Shirahama's friends call him by a different name.
"Manhole geek," said Shirahama.
For 20 years, Shirahama has traveled all over Japan to photograph different manholes.
"I've taken about 100,000 photos," said Shirahama. "Everywhere we go, the villages have their own unique designs. There are so many. It never stops. We have a joy of sharing them. There are some people who research the backgrounds to learn more about the designs."
"My favorite one is the manhole at a shrine in Fuji City at the bottom of Mt. Fuji," said Shirahama. "The design has Mt. Fuji and a well with water splashing. There was a well where holy water came out. But, because of road construction, they had to close the well. They came up with this sophistical design for a manhole cover. They have an annual event at the shrine.
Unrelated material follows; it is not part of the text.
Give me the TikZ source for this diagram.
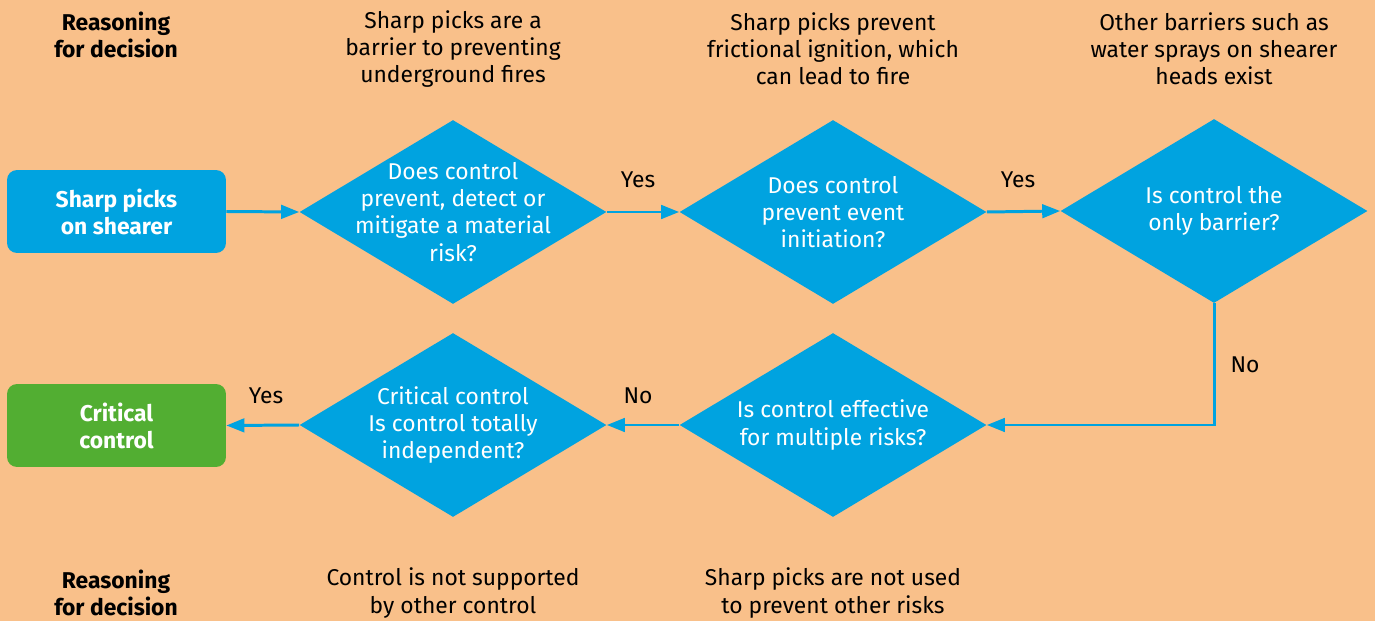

They have this holy water that comes out of the well for this holistic event at the shrine. It's the only design in the world."
"When I started, it was so rare to do this," said Shirahama. "So people thought it was a strange hobby. They thought I was a strange person. But recently, I have so many people to share this. It's been recognized by the rest of the world, so they think it's neat. I've been doing this before my niece and nephew were born. They think it's interesting," said Shirahama.
Not everyone understands the obsession with manholes.
"He needs to find a life," jokes Cann.
I learned the life of a manhole begins at a plant in Kuki, Saitama.
Japanese Manhole Covers
"This is the foundry that designs and produces manholes," said senior vice-President Yuko Nagashima. "We create 250 large manholes and 100 small manholes every day."
Artists work with cities across Japan to create a variety of designs.
"We've featured Mt. Fuji, cherry blossoms, fire engines," said Nagashima.
The work is hard, hot and requires an artistic flair. They pump out hundreds of manholes every day. The result is a national obsession. Websites, Facebook pages, even a manholer convention.
"There's an annual event called Manhole Summit that started with 300 participants. Last year, there were 5,000 people," said Shirahama.
The water circulation center in Saitama showcases dozens of manholes. And did we mention the trading cards? That's right. Fans collect them. But to get them all they must visit each municipality. Shirahama has 200 of the 600 available.
Shirahama's favorite manhole trading card is a design featuring a cat-like character opening a manhole cover.
He has created a manhole map with his friends showing pictures of the manholes that he has photographed over the years.
In many ways, the street art makes sense here.
"Japanese culture defies definition. I call it a parody of itself," said Cann. "In Kyushu, they're very big on horses. So, you'd have a horse. In Matsumoto, northwest of Tokyo, it's a Castletown. They do have one with a castle."
So, if you ever visit Japan, enjoy the iconic places and the cultural must-see locations. But don't forget to look down. Some of the best pieces of art are at your feet.
"I'm happy to see these on the street. And, if it makes someone smile and happy, it makes me smile," said Nagashima.
"It's a Japanese curiosity," said Cann.